Divide your sales volume by total market sales volume and multiply by 100. If you sold 500,000 units in a market where 5,000,000 units were sold in total, your penetration rate is 10%. Track this quarterly against the same market definition each time for meaningful trend data.

When should you stop pursuing market penetration and switch strategies?

Two signals suggest it's time to shift. First, when your penetration rate approaches market saturation (roughly 50%+ in most consumer categories, lower in B2B). Second, when the cost of winning incremental share exceeds the lifetime value of those customers. At that point, the Ansoff Matrix points toward market development (new geographies, new segments) or product development as higher-return alternatives.

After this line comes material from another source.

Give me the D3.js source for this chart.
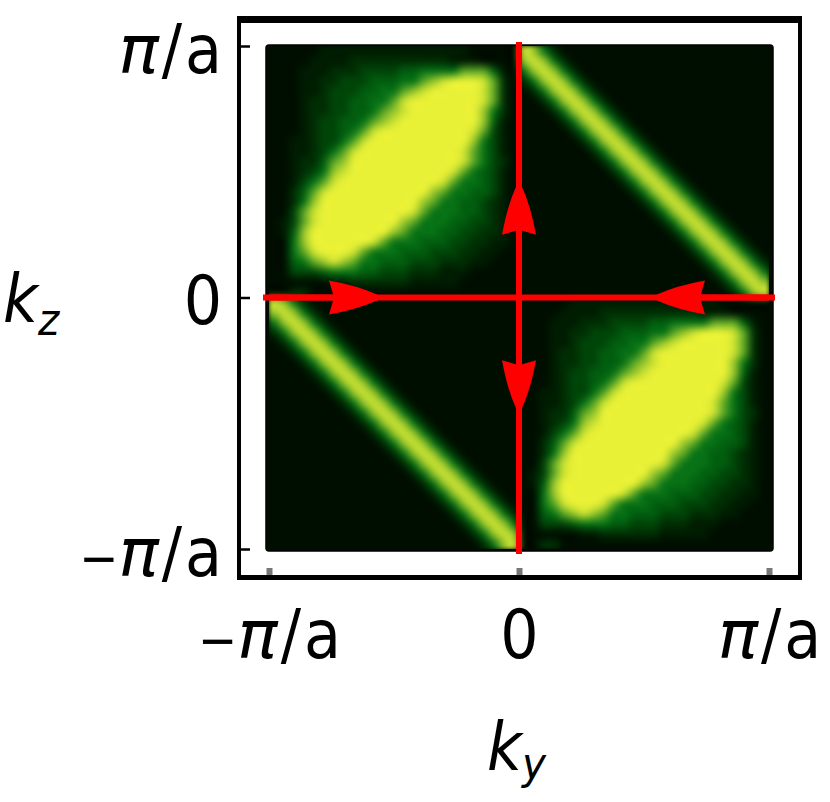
<!DOCTYPE html>
<html>
<head>
<meta charset="utf-8">
<script src="https://cdn.jsdelivr.net/npm/d3@7"></script>
<style>
  html, body { margin: 0; background: #fff; }
  svg { display: block; }
  text { font-family: "DejaVu Sans Condensed", "DejaVu Sans", sans-serif; fill: #000; }
</style>
</head>
<body>
<div id="chart"></div>
<script>
// axis ticks, in units of pi/a
const tickValues = [-1, 0, 1];
const tickLabels = ['−π/a', '0', 'π/a'];

// intensity levels 0-9, one quadrant per block (25 x 25)
const lobeRows = [
  '0000011111111111111100000',
  '0000111122222222221110000',
  '0001112223333445555666410',
  '0001122333444556789998620',
  '0001123334455678999998620',
  '0001223344556899999998620',
  '0001223344567899999997520',
  '0001233445678999999997410',
  '0001233456899999999986310',
  '0011233568999999999975310',
  '0011235689999999999865310',
  '0012246799999999999865320',
  '0012357899999999998654310',
  '0013568999999999986554310',
  '0024689999999999765544310',
  '0025799999999997655443210',
  '0036899999999986555443210',
  '0136899999999765554433210',
  '0147999999997655544332210',
  '0057999999865554443322110',
  '0056899986555444333221100',
  '0045678765544433322211000',
  '0033345554433322211100000',
  '0000001122222211111000000',
  '0022000000000000000000000'
];
const bandRows = [
  '8752000000000000000000000',
  '7875200000000000000000000',
  '5787520000000000000000000',
  '2578752000000000000000000',
  '0257875200000000000000000',
  '0025787520000000000000000',
  '0002578752000000000000000',
  '0000257875200000000000000',
  '0000025787520000000000000',
  '0000002578752000000000000',
  '0000000257875200000000000',
  '0000000025787520000000000',
  '0000000002578752000000000',
  '0000000000257875200000000',
  '0000000000025787520000000',
  '0000000000002578752000000',
  '0000000000000257875200000',
  '0000000000000025787520000',
  '0000000000000002578752000',
  '0000000000000000257875200',
  '0000000000000000025787520',
  '0000000000000000002578752',
  '0000000000000000000257875',
  '0000000000000000000025787',
  '0000000000000000000002578'
];

const levelColors = ['#000e00', '#001c01', '#002e03', '#004508', '#025e0f',
  '#087216', '#5ba626', '#98c52c', '#cce232', '#e9f136'];

// red lines and arrows, as [from, to] in units of pi/a
const axisLines = [
  [[-1.024, 0], [1.024, 0]],
  [[0, -1.02], [0, 1.016]]
];
const arrows = [
  [[-1, 0], [-0.568, 0]],
  [[1, 0], [0.552, 0]],
  [[0, 0], [0, 0.44]],
  [[0, 0], [0, -0.44]]
];

const width = 830;
const height = 802;

const x = d3.scaleLinear().domain([-1, 1]).range([269, 769]);
const y = d3.scaleLinear().domain([-1, 1]).range([549, 46]);
const color = d3.scaleLinear().domain(d3.range(10)).range(levelColors);

const svg = d3.select('#chart').append('svg')
  .attr('width', width)
  .attr('height', height);

// Frame
svg.append('rect').attr('x', 237).attr('y', 16).attr('width', 565).attr('height', 564).attr('fill', '#000');
svg.append('rect').attr('x', 241).attr('y', 23).attr('width', 557).attr('height', 552).attr('fill', '#fff');

// Density image: small canvas from the levels, scaled up smooth
const rows = d3.range(50).map(r => {
  const top = r < 25;
  const row = top ? r : r - 25;
  return top ? lobeRows[row] + bandRows[row] : bandRows[row] + lobeRows[row];
});

const small = document.createElement('canvas');
small.width = 50;
small.height = 50;
const sctx = small.getContext('2d');
rows.forEach((row, r) => {
  row.split('').forEach((v, c) => {
    sctx.fillStyle = color(+v);
    sctx.fillRect(c, r, 1, 1);
  });
});

const plotW = x(1) - x(-1);
const plotH = y(-1) - y(1);
const big = document.createElement('canvas');
big.width = plotW;
big.height = plotH;
const bctx = big.getContext('2d');
bctx.fillStyle = levelColors[0];
bctx.fillRect(0, 0, plotW, plotH);
bctx.imageSmoothingEnabled = true;
bctx.imageSmoothingQuality = 'high';
bctx.filter = 'blur(2px)';
bctx.drawImage(small, 0, 0, plotW, plotH);

svg.append('rect')
  .attr('x', x(-1) - 3).attr('y', y(1) - 1)
  .attr('width', plotW + 7).attr('height', plotH + 3)
  .attr('rx', 3)
  .attr('fill', levelColors[0])
  .attr('stroke', '#000')
  .attr('stroke-width', 1.5);

svg.append('image')
  .attr('x', x(-1)).attr('y', y(1))
  .attr('width', plotW).attr('height', plotH)
  .attr('href', big.toDataURL());

// Axes
const fontSize = 67;
const tickText = (g) => {
  g.selectAll('text').each(function (d, i) {
    const t = d3.select(this);
    const label = tickLabels[i];
    t.text(null).style('font-size', fontSize + 'px');
    if (label === '0') {
      t.append('tspan').text(label);
    } else {
      if (label[0] === '−') t.append('tspan').style('font-size', '52px').text('−');
      t.append('tspan').attr('font-style', 'italic').style('font-family', '"DejaVu Sans"').text('π');
      t.append('tspan').attr('dx', 3).text('/');
      t.append('tspan').attr('dx', 3).text('a');
    }
  });
};

const gy = svg.append('g')
  .attr('transform', 'translate(241,0)')
  .call(d3.axisLeft(y).tickValues(tickValues).tickSize(-9).tickPadding(19));
gy.select('.domain').remove();
gy.selectAll('line').attr('stroke', '#000').attr('stroke-width', 2.5);
gy.call(tickText);
gy.selectAll('text').attr('dy', null).attr('y', 26);

const gx = svg.append('g')
  .attr('transform', 'translate(0,575)')
  .call(d3.axisBottom(x).tickValues(tickValues).tickSize(-7).tickPadding(83));
gx.select('.domain').remove();
gx.selectAll('line').attr('stroke', '#777').attr('stroke-width', 6);
gx.call(tickText);
gx.selectAll('text').attr('dy', null);

// Red cross and arrows
const line = d3.line().x(d => x(d[0])).y(d => y(d[1]));

svg.append('defs').append('marker')
  .attr('id', 'head')
  .attr('markerUnits', 'userSpaceOnUse')
  .attr('viewBox', '0 -18 49 36')
  .attr('refX', 48).attr('refY', 0)
  .attr('markerWidth', 49).attr('markerHeight', 36)
  .attr('orient', 'auto')
  .append('path')
  .attr('d', 'M0,-17Q28,-12 48,-3L48,3Q28,12 0,17L5,0Z')
  .attr('fill', '#f00');

svg.append('g').selectAll('path')
  .data(axisLines)
  .join('path')
  .attr('d', line)
  .attr('fill', 'none')
  .attr('stroke', '#f00')
  .attr('stroke-width', 6);

svg.append('g').selectAll('path')
  .data(arrows)
  .join('path')
  .attr('d', line)
  .attr('fill', 'none')
  .attr('stroke', '#f00')
  .attr('stroke-width', 6)
  .attr('marker-end', 'url(#head)');

// Axis titles
const kz = svg.append('text').attr('x', 3).attr('y', 323).attr('font-style', 'italic').style('font-size', '67px');
kz.append('tspan').text('k');
kz.append('tspan').attr('dy', 12).style('font-size', '45px').text('z');

const ky = svg.append('text').attr('x', 487).attr('y', 771).attr('font-style', 'italic').style('font-size', '67px');
ky.append('tspan').text('k');
ky.append('tspan').attr('dy', 8).style('font-size', '45px').text('y');
</script>
</body>
</html>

What's the difference between market penetration and market development?

Market penetration sells your existing product to existing customers and to competitors' customers in the same market. Market development takes your existing product into a new market (a new country, a new customer segment, a new vertical). Market development carries higher risk because you lose the home-field advantage of a market you already understand.

Can a premium brand use market penetration tactics without hurting its positioning?

Yes, but it requires care. Premium brands typically avoid price cuts, instead using distribution expansion, usage rate tactics, and loyalty programs that don't signal discounting. Apple, for example, penetrates existing markets by adding new form factors and accessories rather than cutting iPhone prices.


Choosing a market penetration strategy is really a bet that the market you're in has more headroom than you're currently capturing. Most markets do. The companies that execute penetration consistently, track the rate honestly, and adjust tactics when the data shifts are the ones that end up with durable share advantages.